Liberals' Targeted Killing Problem [View all]

http://www.motherjones.com/kevin-drum/2012/05/targeted-killing-and-torture



The Associated Press recently reported that White House counterterrorism adviser John Brennan is America's new death czar—the individual most responsible for overseeing the Obama administration's targeted killing of suspected terrorists.

There's long been a right-wing meme comparing targeted killing to torture, with the conclusion that torture is obviously less immoral. The Atlantic's Conor Friedersdorf doesn't make this argument directly, but he alludes to it in his post on Brennan's new authority:

'So to sum up, Barack Obama insists while campaigning that "enhanced-interrogation techniques" are a euphemism for illegal, immoral torture that makes us less rather than more safe from terrorism, and insists that the Bush Administration was imprudent for using those tactics.

After being elected, Obama forbids those tactics from being used. And he names as a top counterterrorism adviser someone who advocated the tactics he regards as imprudent and immoral -- ultimately entrusting him with more power than anyone else to decide whether various figures should be assassinated by our classified flying robot army.'

There's a really important moral and legal distinction to be made between torture, which is always illegal and always wrong, and killing, which can occasionally be both justified and legal. And conservatives who argue that targeted killing is worse than torture are not saying we should stop killing people—they're saying we should also torture them. There is an obvious legal and moral bright line between mistreating people in our custody and killing on the battlefield.

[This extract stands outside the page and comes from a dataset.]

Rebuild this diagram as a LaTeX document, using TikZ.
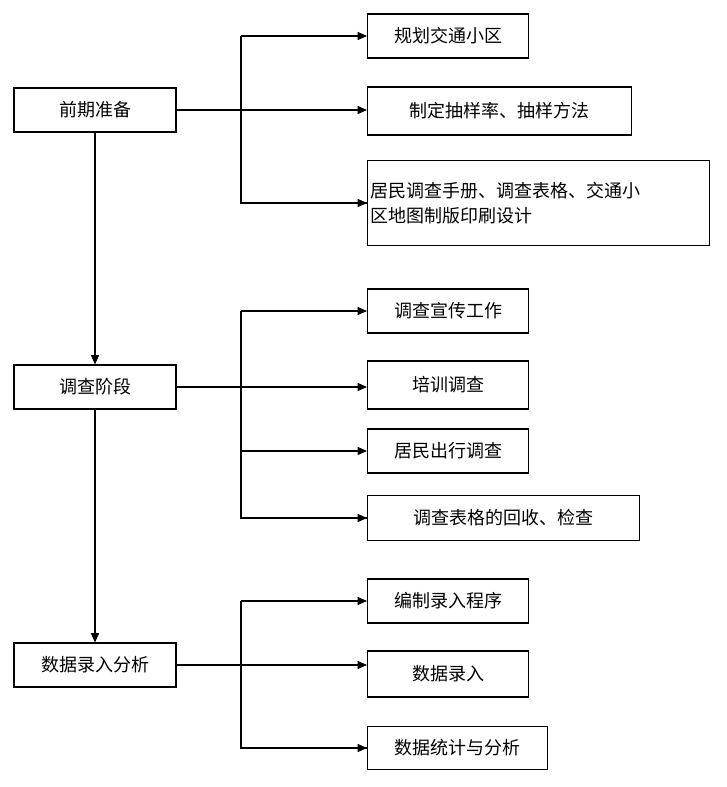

Blurring the lines between custodial treatment and killing combatants only aids lawlessness. The laws of war exist to contain violence to combatants, who have consented to fight one another with the knowledge that doing so could lead to their deaths. This is why we should (but we sometimes don't) make a distinction between those who fight willingly and those who cannot consent, such as child soldiers. By definition, no one consents to being tortured.